◆ Directive ◆
Return the listing below verbatim. Pictures do not belong in the copy.
**** Data section ****
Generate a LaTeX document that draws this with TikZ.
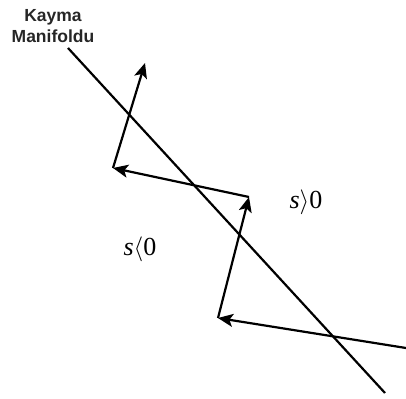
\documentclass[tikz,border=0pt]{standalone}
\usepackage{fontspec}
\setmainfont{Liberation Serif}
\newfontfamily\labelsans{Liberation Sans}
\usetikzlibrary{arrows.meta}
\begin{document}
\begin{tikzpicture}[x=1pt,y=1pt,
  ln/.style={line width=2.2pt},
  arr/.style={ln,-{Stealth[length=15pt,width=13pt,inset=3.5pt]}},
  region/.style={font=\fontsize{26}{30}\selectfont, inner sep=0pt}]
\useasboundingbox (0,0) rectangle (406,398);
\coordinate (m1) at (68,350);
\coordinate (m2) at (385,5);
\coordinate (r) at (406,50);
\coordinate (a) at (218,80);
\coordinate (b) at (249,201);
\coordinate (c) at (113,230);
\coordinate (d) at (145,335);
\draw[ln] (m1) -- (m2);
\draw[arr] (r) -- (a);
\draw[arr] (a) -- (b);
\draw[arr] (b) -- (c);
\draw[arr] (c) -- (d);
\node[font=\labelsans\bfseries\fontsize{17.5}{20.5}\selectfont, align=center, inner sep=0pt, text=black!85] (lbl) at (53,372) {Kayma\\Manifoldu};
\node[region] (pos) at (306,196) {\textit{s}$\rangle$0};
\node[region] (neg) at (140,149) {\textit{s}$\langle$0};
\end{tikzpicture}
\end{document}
****
◆ Complete response ◆
Generate a LaTeX document that draws this with TikZ.
\documentclass[tikz,border=0pt]{standalone}
\usepackage{fontspec}
\setmainfont{Liberation Serif}
\newfontfamily\labelsans{Liberation Sans}
\usetikzlibrary{arrows.meta}
\begin{document}
\begin{tikzpicture}[x=1pt,y=1pt,
  ln/.style={line width=2.2pt},
  arr/.style={ln,-{Stealth[length=15pt,width=13pt,inset=3.5pt]}},
  region/.style={font=\fontsize{26}{30}\selectfont, inner sep=0pt}]
\useasboundingbox (0,0) rectangle (406,398);
\coordinate (m1) at (68,350);
\coordinate (m2) at (385,5);
\coordinate (r) at (406,50);
\coordinate (a) at (218,80);
\coordinate (b) at (249,201);
\coordinate (c) at (113,230);
\coordinate (d) at (145,335);
\draw[ln] (m1) -- (m2);
\draw[arr] (r) -- (a);
\draw[arr] (a) -- (b);
\draw[arr] (b) -- (c);
\draw[arr] (c) -- (d);
\node[font=\labelsans\bfseries\fontsize{17.5}{20.5}\selectfont, align=center, inner sep=0pt, text=black!85] (lbl) at (53,372) {Kayma\\Manifoldu};
\node[region] (pos) at (306,196) {\textit{s}$\rangle$0};
\node[region] (neg) at (140,149) {\textit{s}$\langle$0};
\end{tikzpicture}
\end{document}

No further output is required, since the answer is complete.